In Caruthers’s view not only does Luke’s use of the Isaiah passage confirm his own use of the Exodus text but the “whole tenor of the Bible is a demand on all who are holding others in bondage and oppression to give them up and leave all free to serve God.” He singles out specific “passages which may be cited as corroborative.”159 Throughout the range of biblical literature Caruthers hears the echoes of God’s initial demand for the release of Israel from Egypt and argues for its continuing moral implications.

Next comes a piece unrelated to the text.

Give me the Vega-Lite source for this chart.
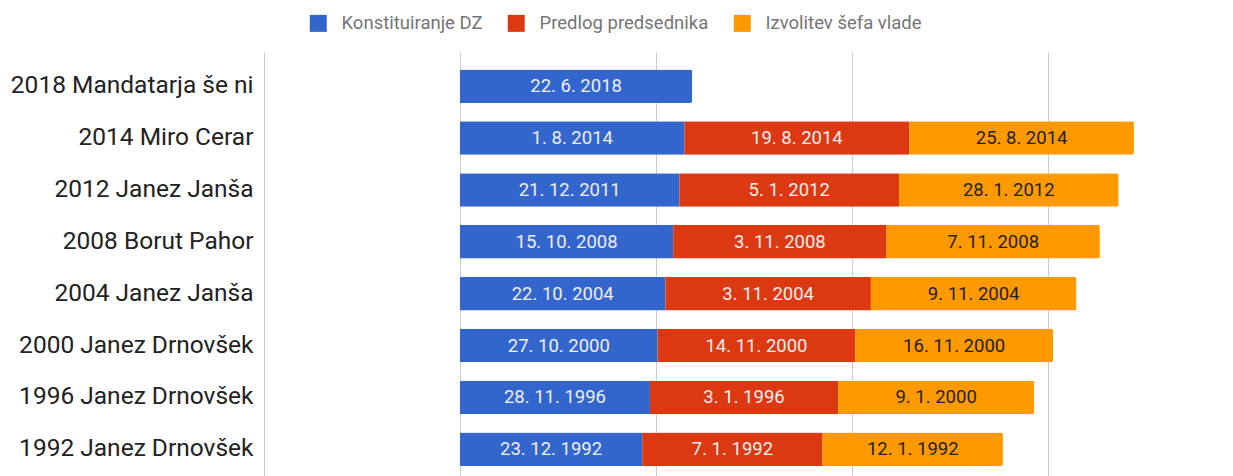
{
  "$schema": "https://vega.github.io/schema/vega-lite/v6.json",
  "autosize": "none",
  "width": 969,
  "height": 424,
  "padding": {"left": 264, "top": 52, "right": 0, "bottom": 0},
  "background": "white",
  "config": {"view": {"stroke": null}, "font": "Roboto"},
  "data": {"values": [
    {"vlada": "2018 Mandatarja še ni", "faza": "Konstituiranje DZ", "o": 0, "v": 118.47, "datum_txt": "22. 6. 2018"},
    {"vlada": "2014 Miro Cerar", "faza": "Konstituiranje DZ", "o": 0, "v": 114.58, "datum_txt": "1. 8. 2014"},
    {"vlada": "2014 Miro Cerar", "faza": "Predlog predsednika", "o": 1, "v": 114.63, "datum_txt": "19. 8. 2014"},
    {"vlada": "2014 Miro Cerar", "faza": "Izvolitev šefa vlade", "o": 2, "v": 114.65, "datum_txt": "25. 8. 2014"},
    {"vlada": "2012 Janez Janša", "faza": "Konstituiranje DZ", "o": 0, "v": 111.97, "datum_txt": "21. 12. 2011"},
    {"vlada": "2012 Janez Janša", "faza": "Predlog predsednika", "o": 1, "v": 112.01, "datum_txt": "5. 1. 2012"},
    {"vlada": "2012 Janez Janša", "faza": "Izvolitev šefa vlade", "o": 2, "v": 112.07, "datum_txt": "28. 1. 2012"},
    {"vlada": "2008 Borut Pahor", "faza": "Konstituiranje DZ", "o": 0, "v": 108.79, "datum_txt": "15. 10. 2008"},
    {"vlada": "2008 Borut Pahor", "faza": "Predlog predsednika", "o": 1, "v": 108.84, "datum_txt": "3. 11. 2008"},
    {"vlada": "2008 Borut Pahor", "faza": "Izvolitev šefa vlade", "o": 2, "v": 108.85, "datum_txt": "7. 11. 2008"},
    {"vlada": "2004 Janez Janša", "faza": "Konstituiranje DZ", "o": 0, "v": 104.81, "datum_txt": "22. 10. 2004"},
    {"vlada": "2004 Janez Janša", "faza": "Predlog predsednika", "o": 1, "v": 104.84, "datum_txt": "3. 11. 2004"},
    {"vlada": "2004 Janez Janša", "faza": "Izvolitev šefa vlade", "o": 2, "v": 104.86, "datum_txt": "9. 11. 2004"},
    {"vlada": "2000 Janez Drnovšek", "faza": "Konstituiranje DZ", "o": 0, "v": 100.82, "datum_txt": "27. 10. 2000"},
    {"vlada": "2000 Janez Drnovšek", "faza": "Predlog predsednika", "o": 1, "v": 100.87, "datum_txt": "14. 11. 2000"},
    {"vlada": "2000 Janez Drnovšek", "faza": "Izvolitev šefa vlade", "o": 2, "v": 100.87, "datum_txt": "16. 11. 2000"},
    {"vlada": "1996 Janez Drnovšek", "faza": "Konstituiranje DZ", "o": 0, "v": 96.91, "datum_txt": "28. 11. 1996"},
    {"vlada": "1996 Janez Drnovšek", "faza": "Predlog predsednika", "o": 1, "v": 96.01, "datum_txt": "3. 1. 1996"},
    {"vlada": "1996 Janez Drnovšek", "faza": "Izvolitev šefa vlade", "o": 2, "v": 100.02, "datum_txt": "9. 1. 2000"},
    {"vlada": "1992 Janez Drnovšek", "faza": "Konstituiranje DZ", "o": 0, "v": 92.98, "datum_txt": "23. 12. 1992"},
    {"vlada": "1992 Janez Drnovšek", "faza": "Predlog predsednika", "o": 1, "v": 92.02, "datum_txt": "7. 1. 1992"},
    {"vlada": "1992 Janez Drnovšek", "faza": "Izvolitev šefa vlade", "o": 2, "v": 92.03, "datum_txt": "12. 1. 1992"}
  ]},
  "encoding": {
    "y": {
      "field": "vlada", "type": "nominal", "sort": null, "title": null,
      "scale": {"paddingInner": 0.354, "paddingOuter": 0.265, "align": 0.636},
      "axis": {"ticks": false, "tickSize": 0, "domain": false, "grid": false, "labelPadding": 11, "labelFontSize": 24.5, "labelColor": "#222222", "labelFont": "Roboto", "labelLimit": 300}
    }
  },
  "layer": [
    {
      "mark": {"type": "bar", "cornerRadiusEnd": 2},
      "encoding": {
        "x": {
          "field": "v", "type": "quantitative", "stack": "zero", "title": null,
          "scale": {"domain": [-100, 394.4], "nice": false, "zero": false},
          "axis": {"grid": true, "gridColor": "#cccccc", "gridWidth": 1, "labels": false, "ticks": false, "domain": false, "values": [-100, 0, 100, 200, 300]}
        },
        "order": {"field": "o", "type": "quantitative"},
        "color": {
          "field": "faza", "type": "nominal",
          "scale": {"domain": ["Konstituiranje DZ", "Predlog predsednika", "Izvolitev šefa vlade"], "range": ["#3366cc", "#dc3912", "#ff9900"]},
          "legend": {
            "title": null, "orient": "none", "legendX": 45, "legendY": -38, "direction": "horizontal",
            "symbolType": "square", "symbolSize": 289, "symbolStrokeWidth": 0,
            "labelFontSize": 18.5, "labelColor": "#757575", "labelFont": "Roboto", "labelLimit": 400,
            "columnPadding": 24, "labelOffset": 14, "padding": 0
          }
        }
      }
    },
    {
      "transform": [
        {"stack": "v", "groupby": ["vlada"], "sort": [{"field": "o"}], "as": ["v0", "v1"]},
        {"calculate": "(datum.v0 + datum.v1) / 2", "as": "stred"}
      ],
      "mark": {"type": "text", "fontSize": 18.5, "font": "Roboto", "align": "center", "baseline": "middle"},
      "encoding": {
        "x": {"field": "stred", "type": "quantitative"},
        "text": {"field": "datum_txt"},
        "color": {"condition": {"test": "datum.o == 2", "value": "#222222"}, "value": "#eeeeee"}
      }
    }
  ]
}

Within the parameters of existing biblical interpretation practiced by American Evangelicals, proslavery advocates argued that slaveholding could not be identified as a sin because it was not expressly forbidden in the Bible. Donald Mathews has observed that “the Evangelical emphasis upon the necessity of a conviction of sin, . . . led a person into psychic confusion, from which he was saved by conversion and reintegrated into society through the church.”160 Because slavery was not expressly forbidden in the Bible, there could be no experience of specific conviction with regard to it. The institution of American slavery was not identifiable as a specific sin so it should not be expressed or experienced as such. Here, in the words of one historian, “was southern evangelicalism’s first, essential, and constant proslavery position.”161
Antislavery writers responded by moving away from the description or regulation of slavery found in the Bible to texts they believed more clearly reflected the divine will. In his explanation of the demand of Exod 10:3, Caruthers briefly discusses eight other texts that corroborate his understanding, specifically that “every one must be left free to act on his own responsibility.”162 In the order they appear in the manuscript the texts are Ezek 18:4, Rom 12:1, Rom 6:1, Jer 34:8–22, Neh 5:1–12, Isa 58:6, Ps 72:4–14, and Ps 68:31.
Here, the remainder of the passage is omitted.